MAIN CONGKLAK SAMA CAPRES DAN CAWAPRES
 "Karena hidup tidak hanya mengambil tapi juga memberi"
Hembusan angin sore itu sangat kencang, langit -- langit biru mulai tertutup oleh mendung, suara kilat menggelegar merambat dari kota ke perdesaan, itulah gambaran kecanggihan teknologi sekarang 1 menit berita bisa viral. Tapi yang paling penting kita kehujanan basah kuyup atau tiduran di rumah nonton tv sambil makan kerupuk, menikmati keributan ini itu yang bikin bulu -- bulu leher berdiri sendiri se akan -- akan ada aura -- aura kebencian.
Sekarang tv -- tv tidak hanya berada di perkotaan atau di perdesaan. Di penjuru warung -- warung di sediakan fasilitas tv sebagai wahana nobar kejuaraan sepak bola, tapi chanel itu di tahun 2019 mulai di arahkan ke acara televisi soal debat memperkuat dukungan capres dan cawapres yang pada tahun 2019 akan mencatat sejarah baru yang memang harus di abadikan dan di informasikan. Seakan -- akan ini adalah permaian sepak bola baru para kaum penikmat kopi,  yang banyak suposter-nya sana -- sini teriak yel -- yel antar pendukung sebagai bentuk partisipasi dalam pemilu tahun 2019, itu hal yang bagus dan luar biasa dalam membentuk kreatifitas dan ketrampilan setiap pemilih. Tapi kreatifitas itu akan hilang dan lebur dengan kata -- kata yang saling memojokan satu sama lain.
Sore itu Langlang kebingungan di tinggal kakaknya Buana pergi ke warung, pasalnya dia di tinggal sendiri di area persawahaan di bawah gubuk kecil. Temannya hanyalah rintihan hujan, karena semua yang dia dengar sebuah anugrah yang luar biasa meskipun yang di dengar adalah berita -- berita yang kadang tidak benar.
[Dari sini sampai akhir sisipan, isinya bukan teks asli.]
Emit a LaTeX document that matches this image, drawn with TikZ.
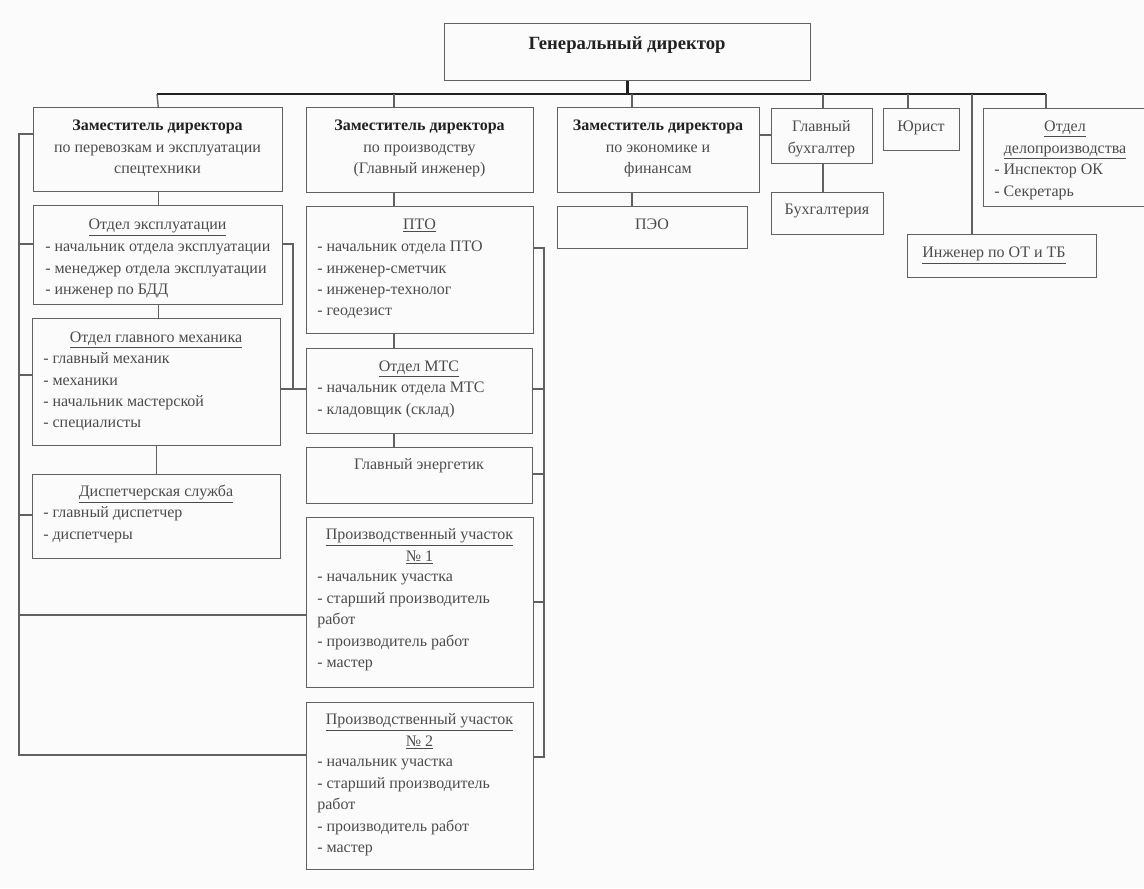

Dia bersyukur tidak bisa melihat, memang Tuhan memberikan kebutaan terhadap matanya bukan sebuah musibah atau rasa cacat, dia mulai memaknai kebutaan ketika berkali -- kali mendengar cerita dari kakaknya Buana yang menjelaskan di dunia ini apa yang tidak menipu? Padangan mata yang selalu dilihat hanyalah fana yang sebenarnya kesimpulan indah dan buruknya muncul dari hati yang paling dalam bukan karena pandangan mata. Bagaimana tidak? tanpa melihat, Langlang tahu  bahwa nilai keindahan bisa dia rasakan lewat sentuhan dan rabaannya dari hati yang paling dalam mengenahi perilaku setiap orang. Bukan karena berpakaian yang rapi atau compang camping tapi melainkan dari perilaku yang diberikan kepada orang lain itulah keindahan menurut Langlang dalam mengartikan kebutaannya.
Tak lama hujan berhenti, Buana dan adek -- adeknya kembali menemui Langlang. Awalnya ingin memulung dijalanan tapi Buana berubah pikiran saat melihat seorang anak desa sedang bermain congklak yang sangat seru penuh denga nilai ke agungan yang berharga untuk adek -- adeknya. Akhirnya Buana hanya membawakan berbutir -- butir batu kerikil dan satu batang ranting sebagai percobaan permaian tersebut. yang dimana permaian itu dari kecil belum pernah dia mainkan sama sekali.
Karena tidak memiliki papan congklak, Buana akhirnya melukiskan lingkaran -- lingkaran kecil berjumlah 14 lingkaran yang berhadapan dengan 7 lingkaran untuk  lawan dan 7 lingkaran untuk  dirinya sendiri, begitu juga dilukiskan dua lingkaran besar di kedua sisi. Ketika lukisan papan congklak itu selesai adeknya mulai bingung apa yang Buana lakukan dengan lingkaran - lingkaran tersebut. Denga rasa penasaran Bara bertanya pada kakaknya.
"Kenapa lingkaran yang berhadapan kok cuma 7?" Tanya Bara merasa bingung.
Buana berpikir sejenak karena Buana juga belum begitu mengerti. Â Tak lama dari itu karena memiliki pemikiran yang sangat cepat dia mulai menjawab sesuai dari perjalanan hidupnya.
" Oh itu ... Jadi 7 melambangkan sebuah hari, dimana hari -- hari itu nantinya akan terus kita lewati, begitu juga melewati hari lainya hingga kita jatuh pada lingkaran yang paling besar yaitu kematian" Ucap Buana sambil menunjuk kedua lubang besar di kedua sisi.
"Terus cara bermainnya gimana mas?" Tanya Langlang yang hanya bisa mendengar.